On the minimum degree of minimal Ramsey graphs for cliques versus cycles

A graph $G$ is said to be $q$-Ramsey for a $q$-tuple of graphs $(H_1,\ldots,H_q)$, denoted by $G\to_q(H_1,\ldots,H_q)$, if every $q$-edge-coloring of $G$ contains a monochromatic copy of $H_i$ in color $i,$ for some $i\in[q]$. Let $s_q(H_1,\ldots,H_q)$ denote the smallest minimum degree of $G$ over all graphs $G$ that are minimal $q$-Ramsey for $(H_1,\ldots,H_q)$ (with respect to subgraph inclusion). The study of this parameter was initiated in 1976 by Burr, Erd\H{o}s and Lov\'asz, who determined its value precisely for a pair of cliques. Over the past two decades the parameter $s_q$ has been studied by several groups of authors, the main focus being on the symmetric case, where $H_i\cong H$ for all $i\in [q]$. The asymmetric case, in contrast, has received much less attention. In this paper, we make progress in this direction, studying asymmetric tuples consisting of cliques, cycles and trees.

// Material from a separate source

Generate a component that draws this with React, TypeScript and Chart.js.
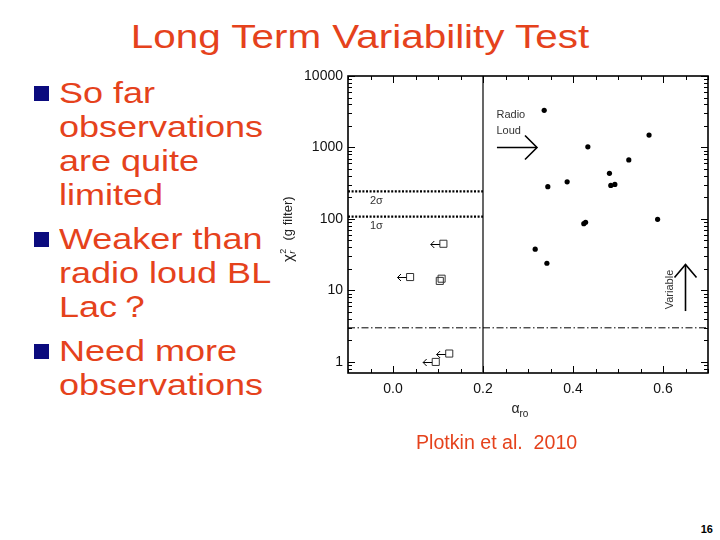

We determine $s_2(H_1,H_2)$ when $(H_1,H_2)$ is a pair of one clique and one tree, a pair of one clique and one cycle, and when it is a pair of two different cycles. We also generalize our results to multiple colors and obtain bounds on $s_q(C_\ell,\ldots,C_\ell,K_t,\ldots,K_t)$ in terms of the size of the cliques $t$, the number of cycles, and the number of cliques. Our bounds are tight up to logarithmic factors when two of the three parameters are fixed.